13. Compute Services & Decision Framework [03:06:10.710 - 03:33:33.320]

  • Compute options:
    • Virtual Machines (IaaS).
    • App Services (PaaS).
    • Azure Functions (serverless).
    • Container Instances.
    • Azure Kubernetes Service (AKS).
    • Batch (HPC jobs).
  • Decision tree revisited: Match workload to service based on control, scalability, and cost.
  • Virtual Machine Scale Sets: Auto-scaling groups for high availability.
  • Spot Instances & Low-Priority VMs: Cost-saving for non-critical, interruptible workloads.
  • Functions: Ideal for short-lived events (<15 sec); e.g., image processing, API triggers.
  • Logic Apps: Low-code workflows to integrate services (e.g., tweet → Dropbox).

14. Compute Architecture Design & Review [03:33:33.320 - 03:48:38.190]

  • Case study: Design a scalable app with frontend, middleware (.NET), and backend.
  • Four student teams present architectures:
    1. IaaS: VMs + Load Balancers (traditional).
    2. PaaS: App Services + Functions + SQL DB.
    3. Hybrid: App Service + AKS + Cosmos DB + SQL.
    4. Multi-region: Redundant tiers across regions.
  • Instructor validates all designs as valid; highlights trade-offs:
    • AKS offers scalability but adds complexity/cost.
    • Functions reduce overhead but require stateless design.
  • Emphasis: Start simple; scale complexity only when justified.

15. Cost Management & Optimization [03:53:36.130 - 04:21:17.970]

  • Cloud cost is not automatic savings—it requires intentional design.
  • Cost drivers:
    • Pay-as-you-go vs.
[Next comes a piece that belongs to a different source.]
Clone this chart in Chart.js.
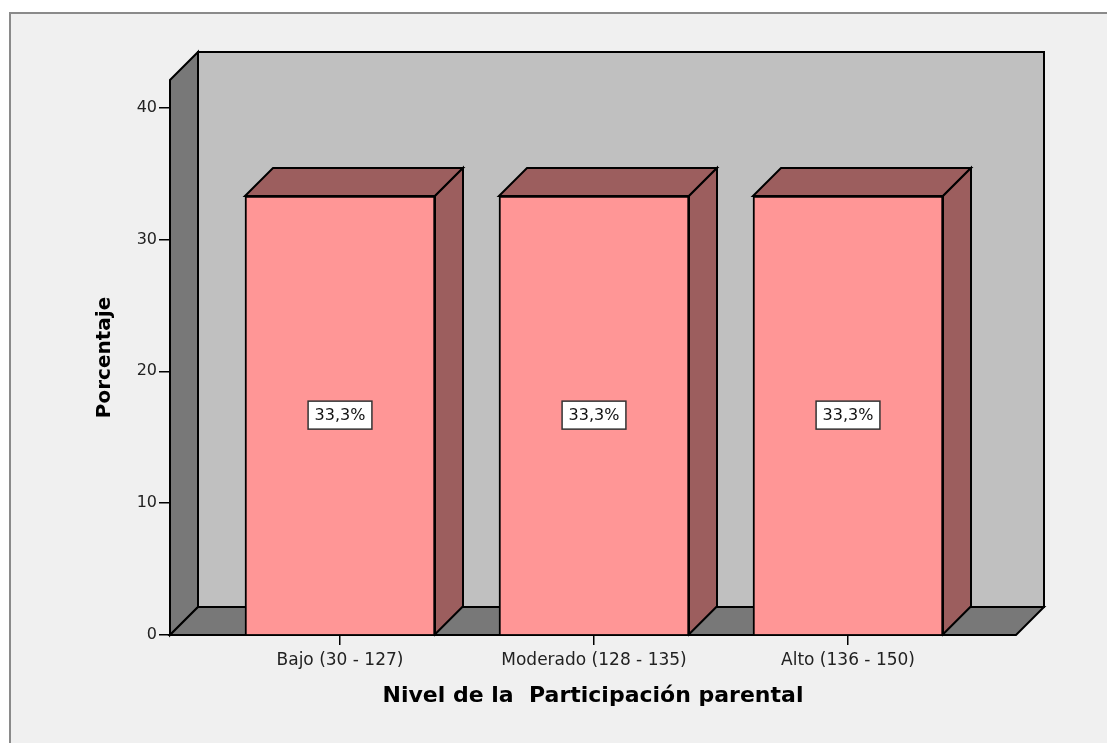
<!DOCTYPE html>
<html>
<head>
<meta charset="utf-8">
<title>Nivel de la Participación parental</title>
<script src="https://cdn.jsdelivr.net/npm/chart.js@4.4.1/dist/chart.umd.min.js"></script>
<style>
    body { margin: 0; background: #fff; }
    canvas { display: block; }
</style>
</head>
<body>
<canvas id="chart" width="1107" height="743"></canvas>
<script>
// datos
const categories = ['Bajo (30 - 127)', 'Moderado (128 - 135)', 'Alto (136 - 150)'];
const percentages = [33.3, 33.3, 33.3];
const yTicks = [0, 10, 20, 30, 40];
const yTitle = 'Porcentaje';
const xTitle = 'Nivel de la  Participación parental';

const DEPTH = 28;

function poly(ctx, pts, fill) {
    ctx.beginPath();
    ctx.moveTo(pts[0][0], pts[0][1]);
    pts.slice(1).forEach(p => ctx.lineTo(p[0], p[1]));
    ctx.closePath();
    ctx.fillStyle = fill;
    ctx.fill();
    ctx.stroke();
}

// caja 3D al estilo SPSS
const spss3d = {
    id: 'spss3d',
    beforeDraw(chart) {
        const ctx = chart.ctx;
        ctx.save();
        ctx.fillStyle = '#fff';
        ctx.fillRect(0, 0, chart.width, chart.height);
        ctx.fillStyle = '#f0f0f0';
        ctx.fillRect(10, 13, chart.width - 10, chart.height - 13);
        ctx.strokeStyle = '#8a8a8a';
        ctx.lineWidth = 2;
        ctx.beginPath();
        ctx.moveTo(10, chart.height);
        ctx.lineTo(10, 13);
        ctx.lineTo(chart.width, 13);
        ctx.stroke();
        ctx.restore();
    },
    beforeDatasetsDraw(chart) {
        const {ctx, chartArea} = chart;
        const {left, right, top, bottom} = chartArea;
        const d = DEPTH;
        ctx.save();
        ctx.lineWidth = 2;
        ctx.strokeStyle = '#000';
        ctx.lineJoin = 'miter';
        poly(ctx, [[left + d, top - d], [right + d, top - d], [right + d, bottom - d], [left + d, bottom - d]], '#c0c0c0');
        poly(ctx, [[left, top], [left + d, top - d], [left + d, bottom - d], [left, bottom]], '#787878');
        poly(ctx, [[left, bottom], [left + d, bottom - d], [right + d, bottom - d], [right, bottom]], '#787878');
        ctx.restore();
    },
    afterDatasetsDraw(chart) {
        const ctx = chart.ctx;
        const d = DEPTH;
        const meta = chart.getDatasetMeta(0);
        ctx.save();
        ctx.lineWidth = 2;
        ctx.strokeStyle = '#000';
        meta.data.forEach((bar, i) => {
            const {x, y, base, width} = bar.getProps(['x', 'y', 'base', 'width'], true);
            const l = x - width / 2, r = x + width / 2;
            poly(ctx, [[l, y], [l + d, y - d], [r + d, y - d], [r, y]], '#9c5e5e');
            poly(ctx, [[r, y], [r + d, y - d], [r + d, base - d], [r, base]], '#9c5e5e');

            const txt = percentages[i].toFixed(1).replace('.', ',') + '%';
            ctx.font = '16px "DejaVu Sans"';
            const tw = ctx.measureText(txt).width;
            const cy = (y + base) / 2;
            const bw = tw + 13, bh = 28;
            ctx.fillStyle = '#fff';
            ctx.fillRect(x - bw / 2, cy - bh / 2, bw, bh);
            ctx.lineWidth = 1.5;
            ctx.strokeStyle = '#333';
            ctx.strokeRect(x - bw / 2, cy - bh / 2, bw, bh);
            ctx.fillStyle = '#111';
            ctx.textAlign = 'center';
            ctx.textBaseline = 'middle';
            ctx.fillText(txt, x, cy + 1);
            ctx.lineWidth = 2;
            ctx.strokeStyle = '#000';
        });
        ctx.restore();
    }
};

Chart.defaults.font.family = '"DejaVu Sans", sans-serif';

const ctx = document.getElementById('chart').getContext('2d');
new Chart(ctx, {
    type: 'bar',
    data: {
        datasets: [{
            label: yTitle,
            data: percentages.map((v, i) => ({x: i, y: v})),
            backgroundColor: '#ff9696',
            borderColor: '#000',
            borderWidth: 2,
            barThickness: 190
        }]
    },
    options: {
        responsive: false,
        devicePixelRatio: 1,
        animation: false,
        layout: { padding: { top: 80, right: 91, left: 0, bottom: 0 } },
        plugins: { legend: { display: false }, tooltip: { enabled: false } },
        scales: {
            x: {
                type: 'linear',
                offset: false,
                min: -0.6693,
                max: 2.6614,
                afterBuildTicks: s => { s.ticks = categories.map((c, i) => ({value: i})); },
                afterFit: s => { s.height = 108; },
                grid: { offset: false, drawOnChartArea: false, tickLength: 10, color: '#000', lineWidth: 1.5 },
                border: { display: false },
                ticks: {
                    color: '#222', font: { size: 17 }, padding: 5,
                    maxRotation: 0, autoSkip: false,
                    callback: v => categories[v]
                },
                title: {
                    display: true, text: xTitle, color: '#000',
                    font: { size: 22, weight: 'bold' },
                    padding: { top: 4, bottom: 34 }
                }
            },
            y: {
                min: 0,
                max: 42.1,
                afterBuildTicks: s => { s.ticks = yTicks.map(v => ({value: v})); },
                afterFit: s => { s.width = 170; },
                grid: { drawOnChartArea: false, tickLength: 11, color: '#000', lineWidth: 1.5 },
                border: { display: false },
                ticks: { color: '#222', font: { size: 16 }, padding: 2 },
                title: {
                    display: true, text: yTitle, color: '#000',
                    font: { size: 20, weight: 'bold' },
                    padding: { top: 93, bottom: 0 }
                }
            }
        }
    },
    plugins: [spss3d]
});
</script>
</body>
</html>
Reserved Instances (up to 60% discount).
    • Data egress fees (expensive for cold storage restores).
    • Geographic pricing variations.
    • Over-provisioned Kubernetes clusters.
  • Tools:
    • Azure Pricing Calculator: Estimate costs for architecture components.
    • TCO Calculator: Compare cloud vs. on-premises (e.g., 5-year cost of VMs, storage, networking).
  • Demonstration: Sample TCO output shows cloud savings despite higher upfront complexity.
  • Final reminder: Always export and save cost estimates; align design with budget constraints.

Appendix

Key Principles

  • Follow the money: Align resource ownership (subscriptions, tags) with budget holders (business units).
  • Tag everything: Use consistent tags (CostCenter, Environment, Owner) for granular cost allocation.
  • Start simple: Begin with minimal architecture; add complexity only when needed (KISS principle).
  • Avoid VM overuse: Prefer App Services, Functions, or Containers unless full OS control is required.
  • Design for redundancy: Use geo-replication, availability sets, and traffic managers for resilience.
  • Secure endpoints: Never expose storage or databases publicly; use VNet, RBAC, and private links.

Tools Used

  • Azure Portal (Management Groups, Tags, Storage Accounts)
  • Azure DevOps (CI/CD Pipelines)
  • Draw.io (Architecture Diagramming)
  • Azure Pricing Calculator
  • Total Cost of Ownership (TCO) Calculator
  • Azure Cache for Redis
  • Azure Cosmos DB
  • Azure Functions
  • Azure Kubernetes Service (AKS)

Common Pitfalls

  • Using VMs for workloads better suited to App Services or Functions.
  • Ignoring data egress costs in backup and recovery strategies.
  • Assigning same IP subnets to on-premises and cloud networks (causing routing conflicts).
  • Over-provisioning Kubernetes nodes without monitoring usage.
  • Not using reserved instances for predictable workloads.
  • Storing sensitive data in public blob containers without SAS or RBAC.

Practice Suggestions

  • Recreate the Tailwind Traders governance hierarchy in your own Azure subscription.
  • Build a tagging policy and apply it to 5+ resources.
  • Use the Azure Pricing Calculator to model a simple web app (App Service + SQL + Blob).
  • Run the TCO Calculator comparing 3 VMs + 10TB storage on-premises vs. cloud.
  • Design a 3-tier app (frontend, middleware, backend) using two different compute models (IaaS vs. PaaS) and compare cost/complexity.
  • Practice deploying a sample app via DevOps pipeline and debug a failed deployment.